How can you tell when you nailed a job interview?
You can tell when you come out of a face-to-face meeting with a hiring manager and you feel that there was a connection. Where all the right questions were asked and were fully answered. It’s an encounter where you were able to establish an easy rapport without breaking a sweat. Where both the hiring manager and the candidate leave the interview with a sense of optimism for the future.
But how exactly do you make that connection and establish that easy rapport? It is, of course, much easier said than done.
It’s always a good idea to start by identifying the things that you should NEVER do in a job interview. For every great job interview, hiring managers have to endure many horrible interviews. They have to suffer through awkward conversations with candidates that are poorly prepared, and lacking in knowledge, skill and motivation.
To gain greater insight into the worst mistakes that candidates make in job interviews, LHH surveyed 277 human resource managers responsible for sourcing and hiring talent. The respondents came from organizations of all sizes and major industries across North America, Latin America and Asia-Pacific.
Overall, hiring managers we surveyed found candidates were simply unprepared for a challenging job interview. As a result, they continue to see far too many candidates that display surprising—and avoidable—gaps in basic knowledge and interviewing skills.
We asked hiring managers how often they saw the following interviewing pitfalls:
|Failure to research company||6.7|
|Failure to ask smart questions||6.5|
|Talked too much||6.3|
|Poor listening skills||6.2|
|Critical of former employer/colleagues||5.7|
|Lack of enthusiasm||5.5|
|Overly enthusiastic or intense||5.4|
|Arriving late for an interview||4.6|
|Interruptions with electronic devices||4.1|
Ratings based on a 0-10 scale, where 0 represents "Not Often" and 10 represents "Very Often."
Interview Pitfalls: What to Avoid
Despite an abundance of information on the biggest mistakes to avoid in a job interview, candidates seem to have a strong tendency towards making the same gaffes over and over again.
Hiring managers identified lying as the number one way to torpedo an interview. Having a negative attitude was ranked as the second-most troubling interview mistake. But there are a myriad of other missteps and shortcomings that our survey identified.
We asked hiring managers to rate how detrimental they believe the following issues are to a candidate's chances to being hired:
|Lying or acting untrustworthy||9.6|
|Poor cultural fit||8.9|
|Poor communication skills||8.7|
|Failure to clearly articulate accomplishments and results||8.2|
|Poor interviewing skills||8.1|
|Lack of experience||7.9|
|Lack of credible references||7.8|
|Inappropriate presence on social media||6.9|
|Failure to send thank you note||4.3|
|Lack of extracurricular activities||4.1|
Ratings based on a 0-10 scale, where 0 represents "Not At All Detrimental" and 10 represents "Very Detrimental."

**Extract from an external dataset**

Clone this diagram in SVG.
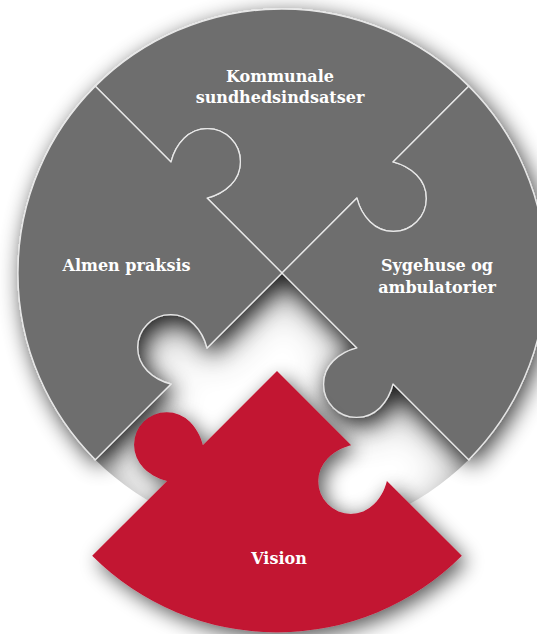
<svg xmlns="http://www.w3.org/2000/svg" xmlns:xlink="http://www.w3.org/1999/xlink" width="537" height="634" viewBox="0 0 537 634">
<style>
.gray{fill:#6e6e6e;stroke:#e8e8e8;stroke-width:1.3;stroke-linejoin:round}
.red{fill:#c21230}
.hole{fill:#ffffff}
.lbl{font-family:"DejaVu Serif","Liberation Serif",serif;font-weight:bold;font-size:16px;fill:#ffffff;text-anchor:middle}
</style>
<defs>
<path id="piece" d="M0,0 L-74.95,-74.95 C-69.30,-76.37 -59.75,-79.55 -51.27,-88.04 A33,33 0 0 0 -51.27,-134.70 A33,33 0 0 0 -97.93,-134.70 C-106.42,-126.22 -109.60,-116.67 -111.02,-111.02 L-186.68,-186.68 A264,264 0 0 1 186.68,-186.68 L111.02,-111.02 C116.67,-109.60 126.22,-106.42 134.70,-97.93 A33,33 0 0 1 134.70,-51.27 A33,33 0 0 1 88.04,-51.27 C79.55,-59.75 76.37,-69.30 74.95,-74.95 Z"/>
<filter id="sh" x="-20%" y="-20%" width="150%" height="150%">
<feGaussianBlur in="SourceAlpha" stdDeviation="11"/>
<feOffset dx="4" dy="6"/>
<feComponentTransfer><feFuncA type="linear" slope="0.75"/></feComponentTransfer>
<feMerge><feMergeNode/><feMergeNode in="SourceGraphic"/></feMerge>
</filter>
<filter id="sh2" x="-20%" y="-20%" width="150%" height="150%">
<feGaussianBlur in="SourceAlpha" stdDeviation="10"/>
<feOffset dx="5" dy="6"/>
<feComponentTransfer><feFuncA type="linear" slope="0.65"/></feComponentTransfer>
<feMerge><feMergeNode/><feMergeNode in="SourceGraphic"/></feMerge>
</filter>
<filter id="inner" x="-30%" y="-30%" width="160%" height="160%">
<feComponentTransfer in="SourceAlpha" result="inv"><feFuncA type="table" tableValues="1 0"/></feComponentTransfer>
<feGaussianBlur in="inv" stdDeviation="20"/>
<feOffset dx="2" dy="12"/>
<feComposite operator="in" in2="SourceAlpha"/>
<feComponentTransfer><feFuncA type="linear" slope="0.9"/></feComponentTransfer>
<feMerge><feMergeNode in="SourceGraphic"/><feMergeNode/></feMerge>
</filter>
</defs>
<rect width="537" height="634" fill="#ffffff"/>
<g id="hole" filter="url(#inner)">
<use xlink:href="#piece" class="hole" transform="translate(282,273) rotate(180)"/>
</g>
<g id="circle" filter="url(#sh)">
<g id="kommunale">
<use xlink:href="#piece" class="gray" transform="translate(282,273)"/>
</g>
<g id="almen-praksis">
<use xlink:href="#piece" class="gray" transform="translate(282,273) rotate(-90)"/>
</g>
<g id="sygehuse">
<use xlink:href="#piece" class="gray" transform="translate(282,273) rotate(90)"/>
</g>
</g>
<g id="vision" filter="url(#sh2)">
<use xlink:href="#piece" class="red" transform="translate(277,371) scale(0.99) rotate(180)"/>
</g>
<g id="labels">
<text class="lbl" x="280" y="81.5">Kommunale</text>
<text class="lbl" x="280" y="102.5">sundhedsindsatser</text>
<text class="lbl" x="126.5" y="270.5">Almen praksis</text>
<text class="lbl" x="437" y="270.5">Sygehuse og</text>
<text class="lbl" x="437" y="292.5">ambulatorier</text>
<text class="lbl" x="279" y="563.5">Vision</text>
</g>
</svg>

Best practices for great job interviews: personal coaching
Hiring managers we surveyed agreed that candidates who had access to personal coaching to improve their interview performance were much more likely to avoid the common mistakes. They produced much better resumés and were more likely to nail their interviews.
Unfortunately, coaching is not always available, leaving many candidates to rely heavily, even solely, on technology to apply for and land new jobs.
In lieu of professional career coaching, you certainly need to spend some time preparing so that you avoid things that frustrate hiring managers. Go into an interview well informed by researching the organization, and project confidence and authority by practicing your responses to typical interview questions. These two quick tips will place you firmly in the ranks of those people who know how to nail a job interview.
And finally, proofread those materials you submit to a potential employer. Even one typographical or grammatical error can doom a job application.